Blog do Inácio Araújo

O Homem-Aranha começa outra vez

Inácio Araújo

Não posso concordar com o comentário dos colegas Barcinski e Alpendre no quadro do Guia da Folha.

Eles falam de “mais do mesmo”. Não consegui ver isso.

O Homem-Aranha que renasce nesse quarto exemplar é um outro.

Infelizmente é um outro, posso acrescentar.

Há, claro, o 3D. Não me acostumo muito ao 3D.

Se duas dimensões quebraram tão bem o galho para Leonardo, Michelangelo e tantos outros, porque precisariam nossos cineastas de uma dimensão a mais?

Mais real? Não consigo ver. O 3D é bom para filmar coisas sonhadas, ele dá justamente uma dimensão de irrealidade às coisas.

Mas voltemos ao Aranha, em que dimensão for. Em sua formulação original ele era um herói trágico. Salvava sua cidade, mas ninguém o compreendia. A polícia e a imprensa o perseguiam implacavelmente. No entanto, ele próprio alimentava com as fotos que tirava o jornal que o difamava.

Sua identidade era secreta. Não podia ser revelada à menina a quem amava, e não sendo revelada isso lhe trazia outros tantos problemas.

O Homem-Aranha vivia enrolado em sua teia, em suma.

Nada a ver com o novo Aranha. Desde logo sua namorada saberá de quem se trata. E se o pai dela é o chefe de polícia e dispõe-se a prender o rapaz, isso é uma coisa meio gratuita, meio sem sentido, e fadada a ser ultrapassada pelos acontecimentos.

Não há segredos, eu dizia, exceto em casa. Mas ali isso não faz nenhuma diferença, nenhuma diferença essencial.

Por último, há o opositor. O Lagarto. Desde o tempo do gibi um feroz inimigo, diga-se. Devo dizer que o Homem-Aranha é o único gibi de que acompanhei o nascimento. E me lembro da aventura contra esse inimigo. Chamava-se “Onde Rasteja o Lagarto”.

Terrível.

Desde já posso dizer que os esgotos do filme são bastante limpinhos, bem assépticos. Bem pouco esgotos, na verdade.

De todo modo, o inimigo é bom.
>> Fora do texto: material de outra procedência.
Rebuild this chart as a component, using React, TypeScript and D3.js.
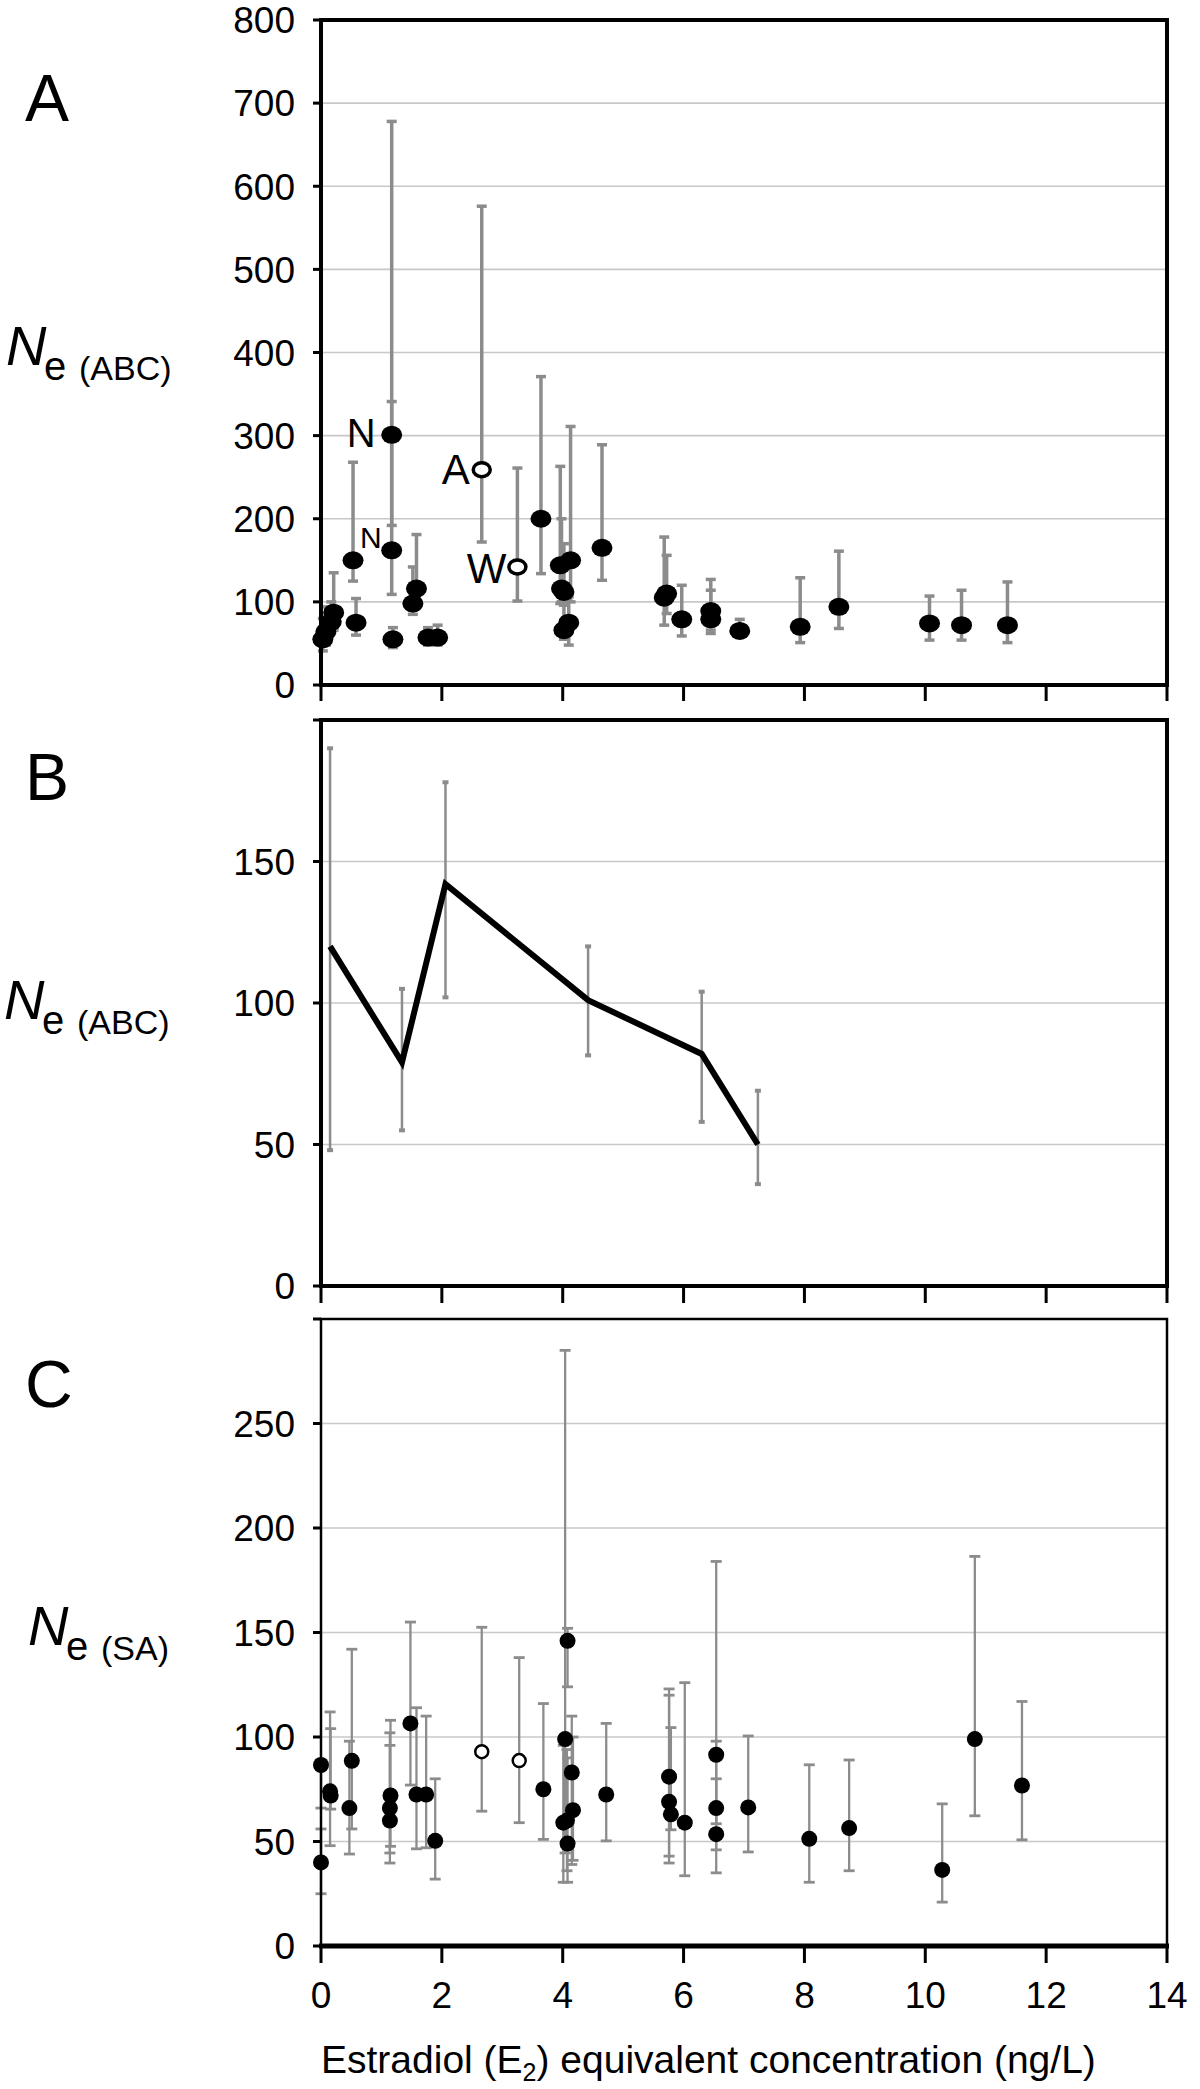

Me parece que, quando o temos de longe ele é melhor, sua forma é terrível, quando visto de rosto, não: parece mais o Hulk do que outra coisa.

Se perde em caráter, se temos um Aranha domesticado, beirando a boçalidade mesmo, em troca o 3D nos proporciona sensações igualmente bobas, como a do Aranha experimentando suas novas qualidades aracnídeas e voando de cá pra lá, valsando de parede em parede, o que serve para justificar o 3D, mas não vai muito longe.

Por fim, diga-se que, com todos os senões, um filme como esse se deixa ver bem. Alegra a garotada no sábado-domingo. Não incentiva a prática de tiro ao alvo dentro dos cinemas, nem assassinatos. Preserva algo de profundamente incômodo, que é esse caráter mutante dos personagem. Dá até vontade de ver como seria um exemplar dirigido por David Cronenberg.